### RAW DATA

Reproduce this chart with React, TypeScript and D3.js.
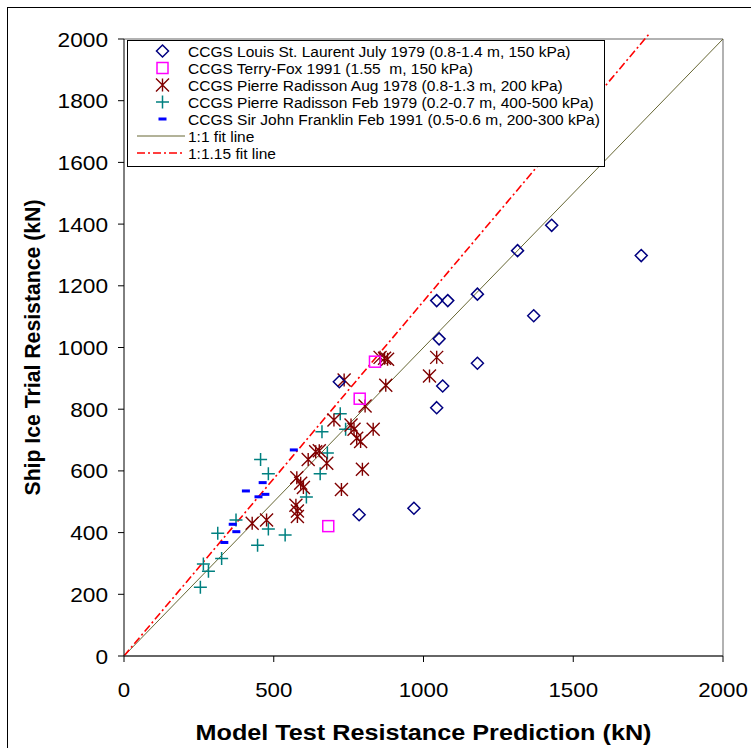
import React from "react";
import * as d3 from "d3";

const xTicks = [0, 500, 1000, 1500, 2000];
const yTicks = [0, 200, 400, 600, 800, 1000, 1200, 1400, 1600, 1800, 2000];

const legendLabels = [
  "CCGS Louis St. Laurent July 1979 (0.8-1.4 m, 150 kPa)",
  "CCGS Terry-Fox 1991 (1.55  m, 150 kPa)",
  "CCGS Pierre Radisson Aug 1978 (0.8-1.3 m, 200 kPa)",
  "CCGS Pierre Radisson Feb 1979 (0.2-0.7 m, 400-500 kPa)",
  "CCGS Sir John Franklin Feb 1991 (0.5-0.6 m, 200-300 kPa)",
  "1:1 fit line",
  "1:1.15 fit line",
];

// CCGS Louis St. Laurent July 1979
const louisX = [719, 785, 968, 1044, 1044, 1052, 1064, 1081, 1180, 1180, 1314, 1368, 1428, 1727];
const louisY = [889, 458, 479, 805, 1152, 1028, 875, 1152, 949, 1173, 1314, 1103, 1396, 1298];

// CCGS Terry-Fox 1991
const terryX = [682, 787, 838];
const terryY = [421, 834, 954];

// CCGS Pierre Radisson Aug 1978
const radAugX = [428, 476, 574, 579, 579, 577, 599, 590, 615, 640, 652, 677, 726, 796, 701, 758, 768, 832, 777, 790, 805, 735, 874, 855, 870, 880, 1044, 1020];
const radAugY = [430, 441, 489, 470, 452, 578, 546, 560, 637, 662, 665, 625, 540, 605, 765, 749, 735, 735, 706, 695, 810, 895, 878, 968, 965, 962, 968, 908];

// CCGS Pierre Radisson Feb 1979
const radFebX = [456, 482, 374, 313, 482, 538, 446, 326, 265, 282, 255, 609, 655, 679, 661, 740, 722];
const radFebY = [637, 591, 441, 398, 412, 392, 359, 316, 298, 275, 223, 515, 591, 658, 727, 735, 785];

// CCGS Sir John Franklin Feb 1991
const franklinX = [567, 463, 407, 449, 472, 363, 375, 335];
const franklinY = [668, 562, 535, 516, 524, 427, 403, 368];

// fit lines
const fit1X = [0, 2000];
const fitSlope1 = 1;
const fit115X = [0, 1756];
const fitSlope115 = 1.15;

const W = 751;
const H = 748;
const left = 124;
const top = 39;
const pw = 599;
const ph = 617;

const COL_DIAMOND = "#000080";
const COL_SQUARE = "#FF00FF";
const COL_STAR = "#800000";
const COL_CROSS = "#008080";
const COL_DASH = "#0000FF";
const COL_FIT1 = "#666633";
const COL_FIT115 = "#FF0000";

const FONT = "'Liberation Sans', Arial, Helvetica, sans-serif";

function Diamond({ x, y }: { x: number; y: number }) {
  const r = 6;
  return (
    <path
      d={`M${x},${y - r}L${x + r},${y}L${x},${y + r}L${x - r},${y}Z`}
      fill="none"
      stroke={COL_DIAMOND}
      strokeWidth={1.5}
    />
  );
}
function Square({ x, y }: { x: number; y: number }) {
  const r = 5.5;
  return <rect x={x - r} y={y - r} width={2 * r} height={2 * r} fill="none" stroke={COL_SQUARE} strokeWidth={1.5} />;
}
function Star({ x, y }: { x: number; y: number }) {
  const r = 6.5;
  return (
    <path
      d={`M${x - r},${y - r}L${x + r},${y + r}M${x - r},${y + r}L${x + r},${y - r}M${x},${y - r}L${x},${y + r}`}
      stroke={COL_STAR}
      strokeWidth={1.4}
      fill="none"
    />
  );
}
function Cross({ x, y }: { x: number; y: number }) {
  const r = 6.5;
  return (
    <path d={`M${x - r},${y}L${x + r},${y}M${x},${y - r}L${x},${y + r}`} stroke={COL_CROSS} strokeWidth={1.5} fill="none" />
  );
}
function Dash({ x, y }: { x: number; y: number }) {
  return <rect x={x - 4} y={y - 1.5} width={8} height={3} fill={COL_DASH} />;
}

export default function App() {
  const xs = d3.scaleLinear().domain([0, 2000]).range([left, left + pw]);
  const ys = d3.scaleLinear().domain([0, 2000]).range([top + ph, top]);
  const line = d3
    .line<[number, number]>()
    .x((d) => xs(d[0]))
    .y((d) => ys(d[1]));

  const fit1 = line(fit1X.map((v) => [v, v * fitSlope1] as [number, number])) || "";
  const fit115 = line(fit115X.map((v) => [v, v * fitSlope115] as [number, number])) || "";

  const legX = 127;
  const legY = 40;
  const legW = 477;
  const legH = 126;
  const rowY = (i: number) => 51 + i * 17;
  const symX = 162.5;
  const textX = 188;

  return (
    <svg width={W} height={H} style={{ position: "absolute", left: 0, top: 0, fontFamily: FONT }}>
      <rect x={0} y={0} width={W} height={H} fill="#fff" />
      <rect x={7.5} y={7.5} width={W + 20} height={H + 20} fill="none" stroke="#000" strokeWidth={1} />

      {/* plot frame */}
      <line x1={left} y1={top} x2={left + pw} y2={top} stroke="#999" strokeWidth={1.5} />
      <line x1={left + pw} y1={top} x2={left + pw} y2={top + ph} stroke="#999" strokeWidth={1.5} />

      {/* fit lines */}
      <path d={fit1} stroke={COL_FIT1} strokeWidth={1} fill="none" />
      <path d={fit115} stroke={COL_FIT115} strokeWidth={1.6} strokeDasharray="8,3,2,3" fill="none" />

      {/* markers */}
      {radFebX.map((v, i) => (
        <Cross key={"c" + i} x={xs(v)} y={ys(radFebY[i])} />
      ))}
      {radAugX.map((v, i) => (
        <Star key={"s" + i} x={xs(v)} y={ys(radAugY[i])} />
      ))}
      {franklinX.map((v, i) => (
        <Dash key={"d" + i} x={xs(v)} y={ys(franklinY[i])} />
      ))}
      {louisX.map((v, i) => (
        <Diamond key={"m" + i} x={xs(v)} y={ys(louisY[i])} />
      ))}
      {terryX.map((v, i) => (
        <Square key={"q" + i} x={xs(v)} y={ys(terryY[i])} />
      ))}

      {/* axes */}
      <line x1={left} y1={top} x2={left} y2={top + ph} stroke="#000" strokeWidth={1} />
      <line x1={left} y1={top + ph} x2={left + pw} y2={top + ph} stroke="#333" strokeWidth={1.3} />
      {yTicks.map((t) => (
        <g key={"yt" + t}>
          <line x1={left - 6} x2={left} y1={ys(t)} y2={ys(t)} stroke="#000" />
          <text
            x={108}
            y={ys(t) + 7.5}
            fontSize={21}
            textAnchor="end"
            fill="#000"
            textLength={String(t).length * 12.6}
            lengthAdjust="spacingAndGlyphs"
          >
            {t}
          </text>
        </g>
      ))}
      {xTicks.map((t) => (
        <g key={"xt" + t}>
          <line x1={xs(t)} x2={xs(t)} y1={top + ph} y2={top + ph + 6} stroke="#000" />
          <text
            x={xs(t)}
            y={697}
            fontSize={21}
            textAnchor="middle"
            fill="#000"
            textLength={String(t).length * 12.4}
            lengthAdjust="spacingAndGlyphs"
          >
            {t}
          </text>
        </g>
      ))}

      <text
        x={left + pw / 2}
        y={740}
        fontSize={22}
        fontWeight="bold"
        textAnchor="middle"
        textLength={456}
        lengthAdjust="spacingAndGlyphs"
      >
        Model Test Resistance Prediction (kN)
      </text>
      <text
        transform={`translate(40,${top + ph / 2}) rotate(-90)`}
        fontSize={22}
        fontWeight="bold"
        textAnchor="middle"
        textLength={296}
        lengthAdjust="spacingAndGlyphs"
      >
        Ship Ice Trial Resistance (kN)
      </text>

      {/* legend */}
      <rect x={legX + 0.5} y={legY + 0.5} width={legW} height={legH} fill="#fff" stroke="#000" strokeWidth={1} />
      <Diamond x={symX} y={rowY(0)} />
      <Square x={symX} y={rowY(1)} />
      <Star x={symX} y={rowY(2)} />
      <Cross x={symX} y={rowY(3)} />
      <Dash x={symX} y={rowY(4)} />
      <line x1={137} x2={185} y1={rowY(5)} y2={rowY(5)} stroke={COL_FIT1} strokeWidth={1} />
      <line x1={137} x2={185} y1={rowY(6)} y2={rowY(6)} stroke={COL_FIT115} strokeWidth={1.6} strokeDasharray="8,3,2,3" />
      {legendLabels.map((l, i) => (
        <text key={"l" + i} x={textX} y={rowY(i) + 5.5} fontSize={15.5} fill="#000" style={{ whiteSpace: "pre" }}>
          {l}
        </text>
      ))}
    </svg>
  );
}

### DIRECTIVE
Write out exactly the lines between the start of the data and the line with "const terryY = [421, 834, 954];", including both, but none of the pictures.

### THE OUTPUT
Reproduce this chart with React, TypeScript and D3.js.
import React from "react";
import * as d3 from "d3";

const xTicks = [0, 500, 1000, 1500, 2000];
const yTicks = [0, 200, 400, 600, 800, 1000, 1200, 1400, 1600, 1800, 2000];

const legendLabels = [
  "CCGS Louis St. Laurent July 1979 (0.8-1.4 m, 150 kPa)",
  "CCGS Terry-Fox 1991 (1.55  m, 150 kPa)",
  "CCGS Pierre Radisson Aug 1978 (0.8-1.3 m, 200 kPa)",
  "CCGS Pierre Radisson Feb 1979 (0.2-0.7 m, 400-500 kPa)",
  "CCGS Sir John Franklin Feb 1991 (0.5-0.6 m, 200-300 kPa)",
  "1:1 fit line",
  "1:1.15 fit line",
];

// CCGS Louis St. Laurent July 1979
const louisX = [719, 785, 968, 1044, 1044, 1052, 1064, 1081, 1180, 1180, 1314, 1368, 1428, 1727];
const louisY = [889, 458, 479, 805, 1152, 1028, 875, 1152, 949, 1173, 1314, 1103, 1396, 1298];

// CCGS Terry-Fox 1991
const terryX = [682, 787, 838];
const terryY = [421, 834, 954];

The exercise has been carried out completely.